Frères et sœurs, Amis en Christ,
Lorsqu’ une famille vient de perdre un être cher, l’évocation de souvenirs occupe souvent le temps de l’attente des obsèques. Chacun y va de son petit refrain pour réveiller le passé aux mille teintes : les complicités partagées, l’amour reçu en héritage… Un brin de nostalgie qui attriste le cœur peut même s’y glisser. La mort ayant condamné tout chemin d’avenir, c’est le retour en arrière qui entretien l’illusion de la présence. Cette même ambiance a envahi l’esprit des apôtres après la mort de Jésus. Aussi a-t-on parfois appelé la solennité de l’Ascension, la « fête des séparations ». Sans doute y-a-t-il une part de vrai dans cette formule.
Il est donc légitime que l’Ascension tourne nos regards vers le ciel, dans le sens où le ciel est pour nous la « Maison du Père ». Chacun de nous a vécu la perte d’un être aimé : qui un parent, qui un enfant, qui un ami. Quand ils nous ont quittés, la rupture des liens visibles est si déchirante qu’elle a envahi les sentiments, les angoisses et les questions que j’ai souvent recueillis comme aumônier d’hôpital : « j’ai peur du vide créé par le départ de l’être aimé … « un seul être vous manque et tout est dépeuplé », pourquoi me laisse-t-il seul ? où se trouve la sortie de secours ? qu’y a—t-il derrière la porte ?
Mes amis, toutes ces questions sont légitimes. Pourtant, guidé par la foi, qui parmi-nous n’a pas retrouvé la force, la paix, voir la profonde certitude que désormais nous avons auprès de Dieu des intercesseurs qui apaisent nos solitudes inhumaines, nos tentations du désespoir ?
Le moment où le Seigneur va quitter ses amis en s’arrachant à leur regard charnel, n’a rien à voir avec une frontière. La tradition liturgique dira dans la profession de foi du symbole des apôtres que Jésus est « monté au ciel ». Mais qu’est-ce que le ciel, sinon une image pour dire le lieu de Dieu, ou bien une façon de dire que Jésus est pleinement en Dieu ? En tout cas, Jésus est ailleurs. Les disciples ne peuvent plus le voir. Il n’est pas dans un endroit précis, un lieu cartographié, un lieu qu’on peut définir. A partir de maintenant Jésus n’est plus la propriété privée des disciples, ni même d’une religion, voire d’une église. On ne peut l’enfermer dans une doctrine. Jésus le Christ va être là, partout à la fois, partout où l’on parle de lui, partout où on le cherche.

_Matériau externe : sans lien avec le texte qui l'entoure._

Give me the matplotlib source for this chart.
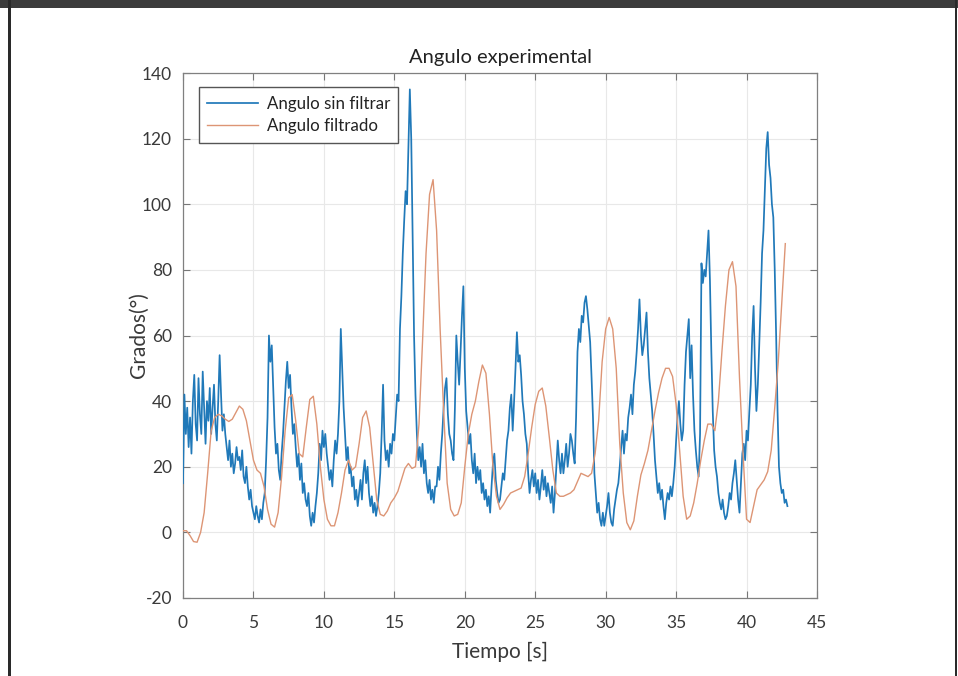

De génération en génération, il sera partout où il est prié, chanté, célébré et parfois cela se produira dans des lieux improbables, auprès de personnes aux parcours de vie peu recommandables.
Oui, avec un magnifique optimisme Jésus a ouvert l’avenir de ses disciples à l’inattendu de Dieu. Aucun accent rétro dans son discours d’Adieu, tout est orienté vers demain.
Jésus ne nous demande pas de nous évader de l’histoire, mais de l’écrire avec lui. Sur tous les chantiers de la douleur humaine, le Christ cherche encore aujourd’hui des sourciers capables d’étancher l’inextinguible soif d’amour des hommes.
Frères et sœurs : allez, proclamez, courez les risques de l’Amour. Jésus nous a promis de travailler tous les jours avec nous, pourvu que nous entrions pleinement dans le dynamisme de l’Esprit Saint qu’il nous enverra dans dix jours. L’horizon est immense, l’œuvre est passionnante : aimer les autres, aimer quelques fois maladroitement, mais ne jamais se lasser d’aimer.
Ami, cette fête de l’Ascension fait résonner en moi les premières paroles du pape Léon XlV nous conviant à « construire des ponts » entre le passé et l’avenir.
Elle me fait aussi penser au titre d’un film culte des années 1985, que tu as certainement vu. Il invitait à apprendre du passé, à agir dans le présent et à façonner l’avenir. Alors ? As-tu deviné ce beau titre ? « Retour vers le futur ».